Michelle became interested in helping Africa after she saw a picture online of an African child.
“You could see his ribs and he was screaming and it said that he was an orphan. His mom passed away and his dad left because it was too hard to raise him,” Michelle said. “When his brother went to get water, he would be left all alone.”
Her heart touched, she researched projects other people were doing to help Africa and became inspired to do something herself. So for her 10th birthday, when her parents asked what she wanted for her gift, she told them she wanted to help Africa.
Her parents purchased the rubber bracelets she designed which she then sold to schoolmates, neighbors and friends.
“Our family is all very proud of Michelle, that at her age, she is thinking of helping the world,” her mother Rebecca said. “I think she can make a difference in the world.”
Michelle already has her sights set on her next project. She wants to help the victims of the Midwest tornados and after watching shows like “Whale Wars” and the documentary “The Cove,” she also wants to help whales and dolphins.
She is looking at selling fun-shaped adhesive note pads to support her causes.
Michelle has been inspired in her service work by her school, the San Diego Jewish Academy.

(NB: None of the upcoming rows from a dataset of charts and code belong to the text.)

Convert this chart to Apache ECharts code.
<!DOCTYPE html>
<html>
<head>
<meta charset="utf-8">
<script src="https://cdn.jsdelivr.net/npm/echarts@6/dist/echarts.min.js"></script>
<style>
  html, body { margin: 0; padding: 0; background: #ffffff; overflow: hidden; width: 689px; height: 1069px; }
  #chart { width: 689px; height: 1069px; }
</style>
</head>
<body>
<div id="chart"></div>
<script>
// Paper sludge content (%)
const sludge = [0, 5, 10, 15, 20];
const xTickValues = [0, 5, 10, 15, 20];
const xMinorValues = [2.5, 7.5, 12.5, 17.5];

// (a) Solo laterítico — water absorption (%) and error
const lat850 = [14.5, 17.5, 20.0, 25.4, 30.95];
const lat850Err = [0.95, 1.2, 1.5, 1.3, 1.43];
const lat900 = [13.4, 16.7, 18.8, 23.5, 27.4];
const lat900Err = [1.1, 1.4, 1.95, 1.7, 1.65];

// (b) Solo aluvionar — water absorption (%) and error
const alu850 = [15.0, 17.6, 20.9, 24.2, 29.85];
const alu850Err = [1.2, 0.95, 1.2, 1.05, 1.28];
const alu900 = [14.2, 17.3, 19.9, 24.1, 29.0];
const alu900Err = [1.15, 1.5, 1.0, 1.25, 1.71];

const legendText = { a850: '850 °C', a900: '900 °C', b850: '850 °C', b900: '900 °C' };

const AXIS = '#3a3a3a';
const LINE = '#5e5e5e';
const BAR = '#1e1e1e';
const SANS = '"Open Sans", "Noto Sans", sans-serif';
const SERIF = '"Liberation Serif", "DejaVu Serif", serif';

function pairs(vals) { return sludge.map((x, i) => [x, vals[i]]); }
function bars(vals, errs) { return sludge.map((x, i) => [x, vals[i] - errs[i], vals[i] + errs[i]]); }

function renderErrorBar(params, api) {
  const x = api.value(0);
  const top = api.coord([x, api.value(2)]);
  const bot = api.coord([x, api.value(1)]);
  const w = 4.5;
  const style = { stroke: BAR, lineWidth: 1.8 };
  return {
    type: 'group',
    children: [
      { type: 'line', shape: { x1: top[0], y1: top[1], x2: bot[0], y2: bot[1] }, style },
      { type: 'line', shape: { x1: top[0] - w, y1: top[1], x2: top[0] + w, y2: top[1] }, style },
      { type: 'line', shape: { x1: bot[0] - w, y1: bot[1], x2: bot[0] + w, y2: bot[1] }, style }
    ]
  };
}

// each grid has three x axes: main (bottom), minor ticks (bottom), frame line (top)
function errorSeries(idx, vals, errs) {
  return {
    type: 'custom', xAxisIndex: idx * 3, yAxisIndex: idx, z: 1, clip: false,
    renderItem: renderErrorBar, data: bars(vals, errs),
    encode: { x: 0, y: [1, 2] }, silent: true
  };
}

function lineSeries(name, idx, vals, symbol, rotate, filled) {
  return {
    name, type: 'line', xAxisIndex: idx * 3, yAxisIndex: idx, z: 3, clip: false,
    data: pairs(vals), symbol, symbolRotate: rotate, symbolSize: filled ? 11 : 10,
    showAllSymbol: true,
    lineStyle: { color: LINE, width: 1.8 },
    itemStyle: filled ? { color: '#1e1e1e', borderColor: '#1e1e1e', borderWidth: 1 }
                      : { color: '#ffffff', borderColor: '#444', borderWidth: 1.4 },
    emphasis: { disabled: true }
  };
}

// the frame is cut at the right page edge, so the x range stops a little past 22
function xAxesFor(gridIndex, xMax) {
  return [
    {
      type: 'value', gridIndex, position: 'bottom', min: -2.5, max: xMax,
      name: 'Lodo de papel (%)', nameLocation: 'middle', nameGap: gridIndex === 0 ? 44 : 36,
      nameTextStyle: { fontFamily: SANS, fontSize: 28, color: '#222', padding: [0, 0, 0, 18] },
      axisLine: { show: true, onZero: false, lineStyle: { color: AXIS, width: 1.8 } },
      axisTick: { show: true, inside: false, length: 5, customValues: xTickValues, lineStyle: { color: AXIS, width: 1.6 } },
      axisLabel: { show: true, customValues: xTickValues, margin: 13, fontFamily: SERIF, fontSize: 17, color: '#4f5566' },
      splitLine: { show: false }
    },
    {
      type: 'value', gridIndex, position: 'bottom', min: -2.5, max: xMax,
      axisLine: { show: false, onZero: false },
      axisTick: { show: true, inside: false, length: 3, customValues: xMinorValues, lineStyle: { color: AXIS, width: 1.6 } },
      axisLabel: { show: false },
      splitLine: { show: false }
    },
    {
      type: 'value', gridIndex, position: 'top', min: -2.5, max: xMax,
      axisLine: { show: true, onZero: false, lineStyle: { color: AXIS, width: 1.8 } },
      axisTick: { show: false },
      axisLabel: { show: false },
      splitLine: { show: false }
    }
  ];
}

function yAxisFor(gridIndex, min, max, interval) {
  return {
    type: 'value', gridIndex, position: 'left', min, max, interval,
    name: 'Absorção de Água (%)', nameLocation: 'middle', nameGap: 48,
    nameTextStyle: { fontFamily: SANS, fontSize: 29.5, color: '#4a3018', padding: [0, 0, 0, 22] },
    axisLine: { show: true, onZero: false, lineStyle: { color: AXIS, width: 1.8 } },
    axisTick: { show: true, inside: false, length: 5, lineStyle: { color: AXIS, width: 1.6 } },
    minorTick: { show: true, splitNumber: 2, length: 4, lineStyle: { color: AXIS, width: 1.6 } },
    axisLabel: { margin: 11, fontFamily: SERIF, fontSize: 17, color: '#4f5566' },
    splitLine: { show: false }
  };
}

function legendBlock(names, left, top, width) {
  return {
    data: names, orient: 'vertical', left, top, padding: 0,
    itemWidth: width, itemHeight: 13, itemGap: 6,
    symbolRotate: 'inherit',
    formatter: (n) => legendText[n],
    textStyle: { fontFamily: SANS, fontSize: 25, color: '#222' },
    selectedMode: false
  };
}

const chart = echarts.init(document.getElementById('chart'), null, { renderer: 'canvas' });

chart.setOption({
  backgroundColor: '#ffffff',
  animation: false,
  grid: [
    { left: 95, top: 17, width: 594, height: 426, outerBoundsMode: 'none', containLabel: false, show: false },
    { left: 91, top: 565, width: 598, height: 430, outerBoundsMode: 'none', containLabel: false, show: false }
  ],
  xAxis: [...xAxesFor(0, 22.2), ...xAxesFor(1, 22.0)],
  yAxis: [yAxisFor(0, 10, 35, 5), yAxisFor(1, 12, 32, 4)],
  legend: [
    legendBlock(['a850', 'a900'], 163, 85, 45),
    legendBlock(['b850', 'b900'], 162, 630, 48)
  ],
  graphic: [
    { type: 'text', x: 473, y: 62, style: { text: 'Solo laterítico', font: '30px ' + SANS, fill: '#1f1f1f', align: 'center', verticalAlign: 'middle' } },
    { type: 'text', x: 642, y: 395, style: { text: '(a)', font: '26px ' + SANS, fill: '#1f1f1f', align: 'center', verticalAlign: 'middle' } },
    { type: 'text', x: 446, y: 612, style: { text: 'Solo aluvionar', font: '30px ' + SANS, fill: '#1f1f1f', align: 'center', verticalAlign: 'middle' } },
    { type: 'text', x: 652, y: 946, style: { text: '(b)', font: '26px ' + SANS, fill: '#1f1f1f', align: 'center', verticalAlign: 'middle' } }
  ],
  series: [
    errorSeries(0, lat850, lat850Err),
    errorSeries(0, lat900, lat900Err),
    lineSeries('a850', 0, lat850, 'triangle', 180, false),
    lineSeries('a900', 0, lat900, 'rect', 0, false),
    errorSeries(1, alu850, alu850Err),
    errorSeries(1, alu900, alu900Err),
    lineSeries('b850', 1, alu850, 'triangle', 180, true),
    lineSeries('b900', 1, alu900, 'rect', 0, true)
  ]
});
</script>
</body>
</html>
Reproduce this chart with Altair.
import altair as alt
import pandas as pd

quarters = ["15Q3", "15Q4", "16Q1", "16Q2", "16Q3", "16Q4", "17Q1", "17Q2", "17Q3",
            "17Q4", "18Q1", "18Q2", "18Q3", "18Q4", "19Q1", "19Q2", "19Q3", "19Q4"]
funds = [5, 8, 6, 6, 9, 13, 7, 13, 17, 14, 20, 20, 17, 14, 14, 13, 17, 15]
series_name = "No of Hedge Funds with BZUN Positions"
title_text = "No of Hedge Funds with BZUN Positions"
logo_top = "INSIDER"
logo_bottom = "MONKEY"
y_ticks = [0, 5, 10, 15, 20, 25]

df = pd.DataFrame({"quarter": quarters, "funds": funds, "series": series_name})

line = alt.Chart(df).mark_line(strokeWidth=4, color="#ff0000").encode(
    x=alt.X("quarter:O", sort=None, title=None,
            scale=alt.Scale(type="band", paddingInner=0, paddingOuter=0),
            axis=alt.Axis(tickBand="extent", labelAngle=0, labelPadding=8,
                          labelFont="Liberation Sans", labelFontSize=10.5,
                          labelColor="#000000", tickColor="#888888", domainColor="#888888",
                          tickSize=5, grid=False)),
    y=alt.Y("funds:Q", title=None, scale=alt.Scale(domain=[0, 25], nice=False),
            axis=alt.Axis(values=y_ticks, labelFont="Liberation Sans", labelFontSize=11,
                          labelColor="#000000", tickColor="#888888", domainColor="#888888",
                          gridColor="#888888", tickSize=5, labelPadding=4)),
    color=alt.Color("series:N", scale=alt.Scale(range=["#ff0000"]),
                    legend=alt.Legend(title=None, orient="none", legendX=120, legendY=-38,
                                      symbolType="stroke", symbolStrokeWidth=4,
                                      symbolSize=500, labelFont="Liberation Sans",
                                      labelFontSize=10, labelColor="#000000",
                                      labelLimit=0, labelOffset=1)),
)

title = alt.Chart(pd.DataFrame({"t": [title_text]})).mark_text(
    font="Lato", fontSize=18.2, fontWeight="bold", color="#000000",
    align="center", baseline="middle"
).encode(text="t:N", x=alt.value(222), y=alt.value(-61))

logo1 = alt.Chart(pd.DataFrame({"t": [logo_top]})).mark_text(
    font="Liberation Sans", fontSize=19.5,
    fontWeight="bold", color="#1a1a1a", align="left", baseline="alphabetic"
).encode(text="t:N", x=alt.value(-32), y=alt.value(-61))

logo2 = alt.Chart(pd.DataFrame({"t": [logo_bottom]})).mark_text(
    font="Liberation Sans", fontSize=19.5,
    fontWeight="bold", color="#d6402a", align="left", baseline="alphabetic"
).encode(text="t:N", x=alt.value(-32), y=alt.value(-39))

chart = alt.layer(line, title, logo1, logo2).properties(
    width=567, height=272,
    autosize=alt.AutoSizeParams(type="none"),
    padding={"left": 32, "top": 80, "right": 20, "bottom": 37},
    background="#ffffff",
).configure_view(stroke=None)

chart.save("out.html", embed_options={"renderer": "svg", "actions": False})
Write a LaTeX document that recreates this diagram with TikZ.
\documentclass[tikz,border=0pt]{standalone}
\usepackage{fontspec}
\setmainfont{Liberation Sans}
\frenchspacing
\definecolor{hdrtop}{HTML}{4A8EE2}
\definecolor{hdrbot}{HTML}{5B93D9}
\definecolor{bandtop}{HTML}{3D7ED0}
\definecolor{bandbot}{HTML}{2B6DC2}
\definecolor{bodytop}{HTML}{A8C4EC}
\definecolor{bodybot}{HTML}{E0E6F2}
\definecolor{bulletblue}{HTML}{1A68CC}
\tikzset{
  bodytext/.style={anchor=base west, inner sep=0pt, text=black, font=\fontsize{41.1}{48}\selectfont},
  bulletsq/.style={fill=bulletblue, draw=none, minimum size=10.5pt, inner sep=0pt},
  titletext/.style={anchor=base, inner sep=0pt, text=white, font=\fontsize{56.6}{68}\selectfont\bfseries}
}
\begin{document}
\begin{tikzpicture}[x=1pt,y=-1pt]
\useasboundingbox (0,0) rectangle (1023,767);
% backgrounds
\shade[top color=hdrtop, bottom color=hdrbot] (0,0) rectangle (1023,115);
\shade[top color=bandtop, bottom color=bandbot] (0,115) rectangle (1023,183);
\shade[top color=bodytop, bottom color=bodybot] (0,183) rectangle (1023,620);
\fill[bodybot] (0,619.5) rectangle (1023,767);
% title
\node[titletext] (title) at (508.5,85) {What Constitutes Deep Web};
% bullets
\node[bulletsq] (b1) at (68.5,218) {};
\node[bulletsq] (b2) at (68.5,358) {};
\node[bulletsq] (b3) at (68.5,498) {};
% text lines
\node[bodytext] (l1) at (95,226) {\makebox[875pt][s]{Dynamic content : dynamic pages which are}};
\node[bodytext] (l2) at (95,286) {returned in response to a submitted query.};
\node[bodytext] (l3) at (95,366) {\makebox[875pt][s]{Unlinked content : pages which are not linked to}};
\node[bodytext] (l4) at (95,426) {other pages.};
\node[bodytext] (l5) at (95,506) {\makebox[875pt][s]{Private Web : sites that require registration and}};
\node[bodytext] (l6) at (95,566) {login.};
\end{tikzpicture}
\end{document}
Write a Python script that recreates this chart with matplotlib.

One of SDJA’s missions is “Tikkun Olam,” which means “repairing the world” — students are taught that they have a responsibility to help make the world a better place.
“They tell us if we see someone that needs help, we should give them a little TLC,” said Michelle, smiling as she spelled out that TLC stands for tender loving care.
“Whenever I see something that has happened, I think of something that I can do to help.”